Everyone loves babies. Their little chubby feet and their sweet smell can make even grown men resort to making baby noises and funny faces. Children will beg to have a chance to hold the little bundle of love and women will all want to pinch or kiss their cheeks. I don’t know a single person that doesn’t melt with the sight of a baby.

No doubt about it, most everyone loves babies, but, on a romantic dinner date, during a quiet movie, or Sunday church service, the sound of a crying baby can be bothersome, which is probably how the word crybaby first came to be recognized in 1851. It is a noun used to describe someone who cries or complains easily.

I remember growing up in New York and playing kickball in the street with the other neighbor kids. Frankie was a boy who lived the furthest down the block from the rest of us. We would always make sure we would go up to Frankie’s, and his sister Rosie’s, house to invite them to play. Not because they were good at sports, but, because we needed them to round out the teams.

Frankie complained about everything and Rosie cried all the time. He wanted to be the pitcher and complained when he didn’t get to do it, then he would fuss that the ball was over- or under-inflated. Sometimes the hardship of the day was that it was too hot or too cold. It didn’t matter what it was, he found something to whine about. Likewise, Rosie found things to cry about. The ball hit her too hard, she cried. She didn’t get up to kick, she cried. Her shirt got dirty, she cried. You looked at her wrong, she cried. Frankie didn’t get to pitch, she cried. You name it and she cried about it. Naturally, we as children, called them crybabies. It didn’t take us long before we stopped going down to Frankie and Rosie’s house and instead found others to help us round out our team. After all, no one likes a crybaby, right?

A few years ago, when our son was in the Marine Corps, I noticed that my husband John and I had become crybabies. Don’t get me wrong. We are no Frankie and Rosie. Instead, we developed our own brand of being a crybaby.

It started with the Pledge of Allegiance at ballgames and quickly moved to documentaries or movies about military heroes. When our son graduated basic training, we cried so much I thought we would run out of tears. Then when we went to the funeral of his Marine brother who died in service to our country, I realized that you could never run out of tears. We cried yet again- this time tears of relief- when our son stepped back on American soil after serving in two war zones.

In fact, a few weeks ago I wrote a story about Gold Star Mothers and I cried as I wrote it. Likewise, John cried as he edited it and then we both cried again as we re-read it.

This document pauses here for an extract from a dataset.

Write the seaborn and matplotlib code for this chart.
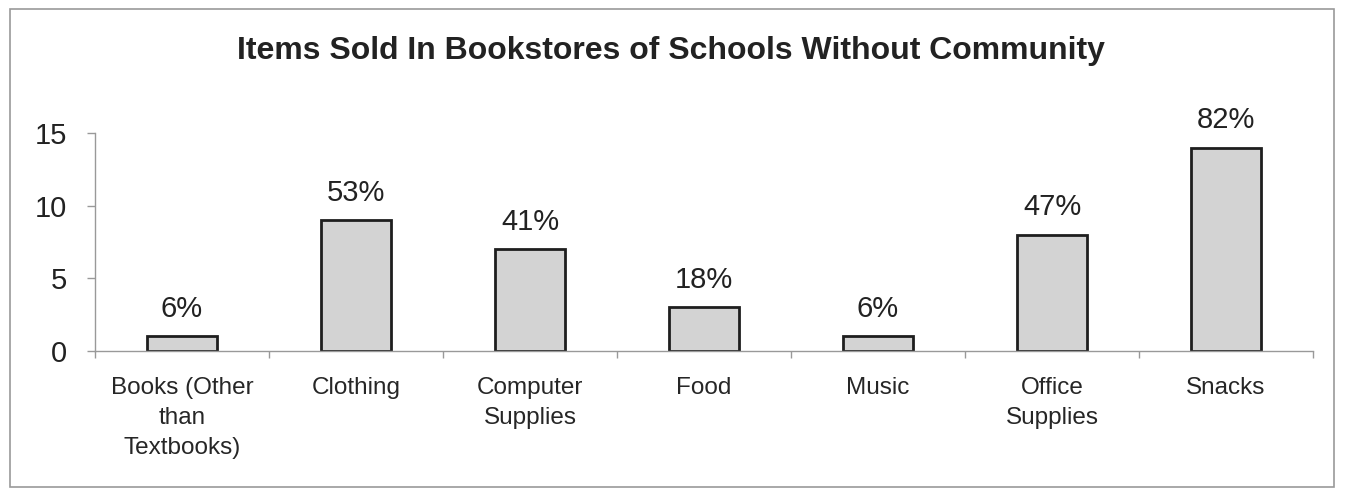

Suffice it to say, anything pertaining to our brave military brings us to tears. As proof, I am crying as I type these words. It really doesn’t take much for us to cry when we think of the sacrifices they make for our freedom. Furthermore, if you want us to cry from anger, all it would take is for someone to disrespect our Men and Women in uniform.

Clearly we have become big crybabies, but, crying for our military is just the beginning. We now cry for almost anything. When others are around us, watching movies becomes an exercise in restraint, as we cry if a person gets hurt, a dog dies or anything sentimental happens. Heck, television commercials can sometimes bring us to tears.

Seriously, we cry all the time and it is not just me. It is John, too! In fact, he may be worse than me. Case in point: The other night we were attending an amateur singing competition when John saw the father of one of the contestants wipe a tear from his eye. Well, that was all it took for John to unleash his waterworks. Gosh, what a crybaby!

This past weekend we went to our son’s and daughter-in-law’s gender reveal party, as we are about to be first time grandparents. Turns out our son is having a son. You guessed it, we cried.
In preparation for the birth of the baby, we are not only buying diapers to keep the baby’s bottom dry, we are buying Kleenex to keep from drowning in our tears.

Somehow the term crybaby takes on a whole new meaning. To me, it no longer means someone who complains or cries a lot like Webster’s Dictionary defines, or like Frankie and Rosie did. It now means someone who’s heart is so big it pushes on the tear ducts, forcing moisture to squeeze out. At least that is my story and I am sticking to it.

Oh, and when our grandson is born and he cries in the movies, at church or in a restaurant, I will not complain. I might cry with him. Don’t worry. I am not sad. It is just that as we get older we realize that there are some beautiful things we took for granted when we were young. Like the smell of honeysuckle on a hot day, a playful kitten, social justice, and how wonderful and short life really is. Please, call me a crybaby. It is a compliment. Life is mysterious.